Hundreds of drayage drivers who haul cargo in Los Angeles and Long Beach participated in a work stoppage Wednesday in protest of the state’s landmark labor law. Drivers in Oakland are also expected to take action beginning Monday.
So far, the trucker strike has had no impact on port operations, but officials are monitoring the situation, Seroka said.
#Truckers jamming traffic on the 710S in #LosAngeles! @knxnews #AB5 pic.twitter.com/EtwBwGiZSH
— Craig Fiegener (@CraigNews3LV) July 13, 2022
“We planned for this days ahead to make sure that these protests were peaceful and organized,” he said. “We gave them the breadth and depth of space they needed to voice their opinions, but [we] kept this cargo moving through the port complex, and these drivers are very respectful of just that.”
Organizers initially planned for a 24-hour demonstration, but a “massive crowd” of drivers responded with such enthusiasm that they plan to continue the action, said Cindy Perez, who planned the protest with other administrators of the LA & LONG BEACH PORT DRIVERS Facebook page.
Perez, a 28-year-old Long Beach driver for her owner-operated company, Aztec Enterprises, said she would continue leading the protests “as long as they continue showing up.”
“Our goal is to get exempted from [AB5], to get carved out from it, just like other industries,” she said. “And if we're not, we at least want to know why.”
During his monthly briefing, Seroka said it’s too early to quantify the potential supply chain effects of the AB5 law, which requires owner-operators to be classified as employees of the companies for which they drive.
Enforcement of the labor law, which aims to eliminate misclassification and expand worker benefits, could soon be on the way. The California Trucking Association unsuccessfully appealed AB5 to the Supreme Court, and dozens of other industry groups plan to ask Gov. Gavin Newsom this week for more time to allow businesses to comply.
The governor’s office is looking into the coalition’s concerns, Deputy Press Secretary Daniel Villaseñor said in an emailed statement.
California has “developed and implemented strategies to reduce potential stress on the supply chain and tackle the impacts of global supply chain issues, and we will continue to closely monitor for potential impacts,” the governor’s office statement said.

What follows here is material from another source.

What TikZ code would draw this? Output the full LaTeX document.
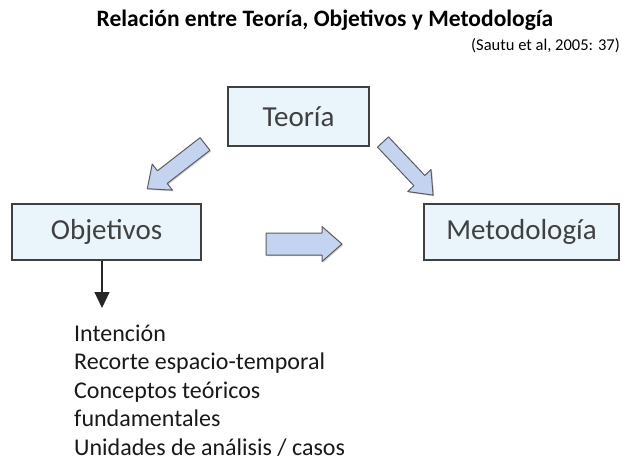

Hanging in the balance is the fate of California’s roughly 70,000 owner-operators, many of whom haul loads for the ports of Los Angeles and Long Beach in the busiest port complex in the country. The California Trucking Association estimates more than 70% of those port drivers are owner-operators.
“It is clear that a very large contingent of truck owners have taken recent developments regarding AB5 as a direct threat to their livelihoods,” Harbor Trucking Association CEO Matt Schrap said in a statement Wednesday.
Neither the Harbor Trucking Association nor the California Trucking Association organized the work stoppage or protests, the groups said.
But Schrap said most owner-operators enjoy their independence and don’t want to work as direct employees. If they did, he said, they would take one of the hundreds to thousands of open employee-driver positions.
“The frustration with the total lack of regard by the state of California for a business model that has provided thousands of men and women an opportunity to build and grow a business is now blatantly obvious,” Schrap said.
AB5 is just one of several challenges facing the state’s trucking industry, Seroka said. New engine model years standards from the California Air Resources Board are set to eliminate about one-third of all the trucks available to haul cargo at the San Pedro Bay Ports, he said, while the industry and public sector hustle to improve driver recruitment and retention.